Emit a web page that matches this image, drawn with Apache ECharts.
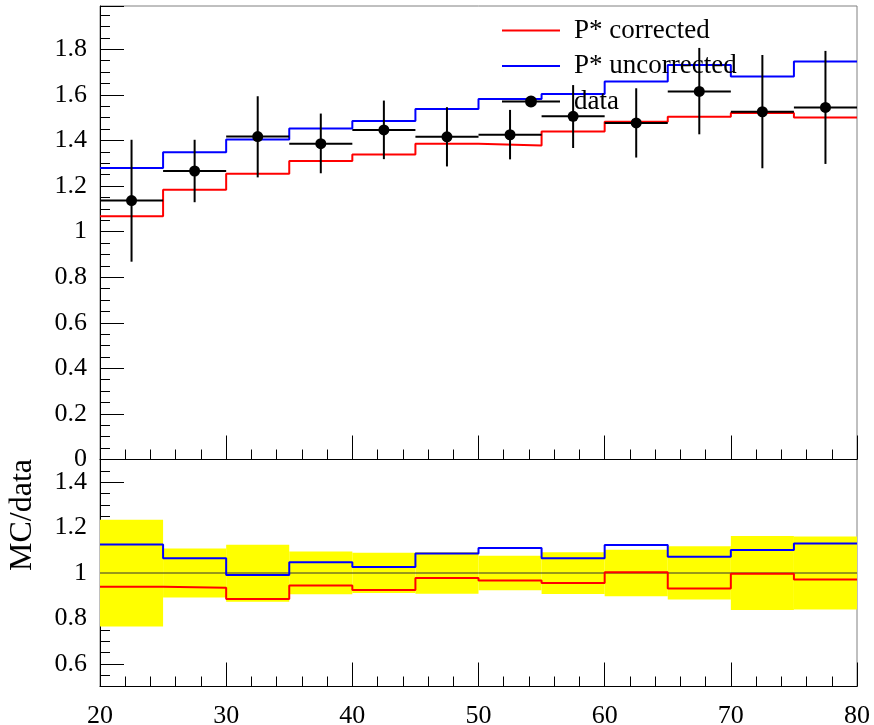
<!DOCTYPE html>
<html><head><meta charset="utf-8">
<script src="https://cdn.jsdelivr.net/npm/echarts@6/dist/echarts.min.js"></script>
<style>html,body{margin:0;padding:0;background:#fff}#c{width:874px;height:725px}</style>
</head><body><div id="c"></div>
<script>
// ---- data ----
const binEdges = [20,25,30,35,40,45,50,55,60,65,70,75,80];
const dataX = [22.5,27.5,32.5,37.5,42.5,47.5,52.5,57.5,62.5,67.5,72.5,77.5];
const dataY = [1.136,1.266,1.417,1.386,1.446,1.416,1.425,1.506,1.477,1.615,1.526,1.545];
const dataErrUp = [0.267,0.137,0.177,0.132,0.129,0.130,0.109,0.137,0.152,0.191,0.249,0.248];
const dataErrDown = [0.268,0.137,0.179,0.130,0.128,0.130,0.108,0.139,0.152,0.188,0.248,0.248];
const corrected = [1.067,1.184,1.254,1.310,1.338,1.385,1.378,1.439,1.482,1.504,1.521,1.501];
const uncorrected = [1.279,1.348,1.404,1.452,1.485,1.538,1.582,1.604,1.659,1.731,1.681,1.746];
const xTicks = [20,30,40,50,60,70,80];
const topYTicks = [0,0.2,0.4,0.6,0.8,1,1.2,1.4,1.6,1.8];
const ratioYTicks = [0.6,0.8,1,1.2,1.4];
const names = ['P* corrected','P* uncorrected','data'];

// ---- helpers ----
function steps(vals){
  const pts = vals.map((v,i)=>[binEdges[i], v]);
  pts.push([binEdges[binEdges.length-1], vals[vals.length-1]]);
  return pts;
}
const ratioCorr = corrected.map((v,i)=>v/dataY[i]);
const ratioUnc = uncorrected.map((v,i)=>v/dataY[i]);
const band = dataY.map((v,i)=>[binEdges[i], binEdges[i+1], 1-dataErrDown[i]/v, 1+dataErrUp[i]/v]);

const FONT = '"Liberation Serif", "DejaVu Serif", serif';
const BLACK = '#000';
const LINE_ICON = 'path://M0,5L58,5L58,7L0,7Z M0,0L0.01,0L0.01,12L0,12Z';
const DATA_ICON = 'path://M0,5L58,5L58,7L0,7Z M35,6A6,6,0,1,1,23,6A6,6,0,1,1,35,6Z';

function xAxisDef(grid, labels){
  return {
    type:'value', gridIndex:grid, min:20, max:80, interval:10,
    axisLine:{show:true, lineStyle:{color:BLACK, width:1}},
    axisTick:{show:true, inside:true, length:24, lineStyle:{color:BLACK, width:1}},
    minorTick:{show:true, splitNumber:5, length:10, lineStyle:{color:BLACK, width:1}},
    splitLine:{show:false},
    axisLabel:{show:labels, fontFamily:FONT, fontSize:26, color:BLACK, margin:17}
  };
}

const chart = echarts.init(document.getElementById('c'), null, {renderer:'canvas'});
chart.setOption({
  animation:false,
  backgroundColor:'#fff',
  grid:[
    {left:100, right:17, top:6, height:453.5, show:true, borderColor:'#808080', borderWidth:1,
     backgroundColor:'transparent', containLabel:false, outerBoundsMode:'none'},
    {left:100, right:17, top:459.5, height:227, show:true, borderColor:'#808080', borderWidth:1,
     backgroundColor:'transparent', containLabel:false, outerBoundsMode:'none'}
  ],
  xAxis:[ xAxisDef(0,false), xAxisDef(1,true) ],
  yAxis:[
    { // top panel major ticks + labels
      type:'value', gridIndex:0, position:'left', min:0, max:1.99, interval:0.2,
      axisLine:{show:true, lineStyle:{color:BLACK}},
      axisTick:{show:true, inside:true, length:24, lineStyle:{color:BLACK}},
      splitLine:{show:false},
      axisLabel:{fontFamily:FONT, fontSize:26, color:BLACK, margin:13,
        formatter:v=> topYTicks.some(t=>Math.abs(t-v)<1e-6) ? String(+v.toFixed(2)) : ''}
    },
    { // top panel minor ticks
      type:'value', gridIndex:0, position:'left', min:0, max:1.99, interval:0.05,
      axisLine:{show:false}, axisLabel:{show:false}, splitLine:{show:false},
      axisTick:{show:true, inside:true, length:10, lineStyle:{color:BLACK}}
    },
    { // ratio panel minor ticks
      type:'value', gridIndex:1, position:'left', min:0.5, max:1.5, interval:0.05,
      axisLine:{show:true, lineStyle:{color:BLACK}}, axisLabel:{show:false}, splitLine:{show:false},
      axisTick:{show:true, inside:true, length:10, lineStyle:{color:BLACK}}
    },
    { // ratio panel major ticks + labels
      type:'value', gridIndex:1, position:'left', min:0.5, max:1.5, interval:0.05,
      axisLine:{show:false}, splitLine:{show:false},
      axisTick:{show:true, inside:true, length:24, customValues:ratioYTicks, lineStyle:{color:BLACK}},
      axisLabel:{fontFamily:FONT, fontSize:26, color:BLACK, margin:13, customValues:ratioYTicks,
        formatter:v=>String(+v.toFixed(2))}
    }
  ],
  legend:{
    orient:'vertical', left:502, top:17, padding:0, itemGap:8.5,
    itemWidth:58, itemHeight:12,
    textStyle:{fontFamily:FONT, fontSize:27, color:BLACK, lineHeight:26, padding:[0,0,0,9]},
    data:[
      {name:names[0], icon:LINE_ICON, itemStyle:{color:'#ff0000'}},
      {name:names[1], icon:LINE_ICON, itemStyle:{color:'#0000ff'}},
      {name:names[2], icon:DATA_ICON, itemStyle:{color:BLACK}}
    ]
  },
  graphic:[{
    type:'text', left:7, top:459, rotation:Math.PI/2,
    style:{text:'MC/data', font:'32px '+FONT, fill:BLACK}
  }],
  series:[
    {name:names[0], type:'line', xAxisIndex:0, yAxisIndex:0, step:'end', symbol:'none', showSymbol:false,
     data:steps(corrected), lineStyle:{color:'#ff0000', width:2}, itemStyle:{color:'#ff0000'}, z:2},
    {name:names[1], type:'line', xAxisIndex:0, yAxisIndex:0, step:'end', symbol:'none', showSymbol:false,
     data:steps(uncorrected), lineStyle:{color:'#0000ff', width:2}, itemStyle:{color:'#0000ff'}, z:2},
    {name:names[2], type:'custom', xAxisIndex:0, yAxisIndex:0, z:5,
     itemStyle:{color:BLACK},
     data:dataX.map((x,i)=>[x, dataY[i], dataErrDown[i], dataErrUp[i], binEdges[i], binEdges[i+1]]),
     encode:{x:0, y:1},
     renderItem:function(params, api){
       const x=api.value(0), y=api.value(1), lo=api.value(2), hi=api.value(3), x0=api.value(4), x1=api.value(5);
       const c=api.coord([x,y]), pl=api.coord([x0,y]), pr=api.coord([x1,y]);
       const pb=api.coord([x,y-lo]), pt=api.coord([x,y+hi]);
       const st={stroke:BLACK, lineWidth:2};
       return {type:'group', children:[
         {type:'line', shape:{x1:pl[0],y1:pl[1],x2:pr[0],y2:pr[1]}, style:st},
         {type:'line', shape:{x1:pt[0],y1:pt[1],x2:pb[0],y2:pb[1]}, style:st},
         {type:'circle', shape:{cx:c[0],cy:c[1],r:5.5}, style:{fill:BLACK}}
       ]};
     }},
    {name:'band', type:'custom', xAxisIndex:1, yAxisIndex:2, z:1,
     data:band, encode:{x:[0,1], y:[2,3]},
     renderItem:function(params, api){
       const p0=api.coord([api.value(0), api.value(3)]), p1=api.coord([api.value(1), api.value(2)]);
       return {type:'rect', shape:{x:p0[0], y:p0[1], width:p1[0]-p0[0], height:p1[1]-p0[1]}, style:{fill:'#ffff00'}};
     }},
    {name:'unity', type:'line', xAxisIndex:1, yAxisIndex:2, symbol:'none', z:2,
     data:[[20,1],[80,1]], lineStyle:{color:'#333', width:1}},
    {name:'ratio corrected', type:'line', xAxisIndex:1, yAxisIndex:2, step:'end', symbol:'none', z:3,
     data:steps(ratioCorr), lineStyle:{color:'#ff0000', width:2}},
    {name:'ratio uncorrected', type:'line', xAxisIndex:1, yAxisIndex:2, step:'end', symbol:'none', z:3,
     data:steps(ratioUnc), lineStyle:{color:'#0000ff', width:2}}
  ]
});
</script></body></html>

[YOUR INSTRUCTIONS]:
Write out the lines from the start of the material to the line with "const names = ['P*", inclusive and exactly. Skip the pictures.

[WORKED SOLUTION]:
Emit a web page that matches this image, drawn with Apache ECharts.
<!DOCTYPE html>
<html><head><meta charset="utf-8">
<script src="https://cdn.jsdelivr.net/npm/echarts@6/dist/echarts.min.js"></script>
<style>html,body{margin:0;padding:0;background:#fff}#c{width:874px;height:725px}</style>
</head><body><div id="c"></div>
<script>
// ---- data ----
const binEdges = [20,25,30,35,40,45,50,55,60,65,70,75,80];
const dataX = [22.5,27.5,32.5,37.5,42.5,47.5,52.5,57.5,62.5,67.5,72.5,77.5];
const dataY = [1.136,1.266,1.417,1.386,1.446,1.416,1.425,1.506,1.477,1.615,1.526,1.545];
const dataErrUp = [0.267,0.137,0.177,0.132,0.129,0.130,0.109,0.137,0.152,0.191,0.249,0.248];
const dataErrDown = [0.268,0.137,0.179,0.130,0.128,0.130,0.108,0.139,0.152,0.188,0.248,0.248];
const corrected = [1.067,1.184,1.254,1.310,1.338,1.385,1.378,1.439,1.482,1.504,1.521,1.501];
const uncorrected = [1.279,1.348,1.404,1.452,1.485,1.538,1.582,1.604,1.659,1.731,1.681,1.746];
const xTicks = [20,30,40,50,60,70,80];
const topYTicks = [0,0.2,0.4,0.6,0.8,1,1.2,1.4,1.6,1.8];
const ratioYTicks = [0.6,0.8,1,1.2,1.4];
const names = ['P* corrected','P* uncorrected','data'];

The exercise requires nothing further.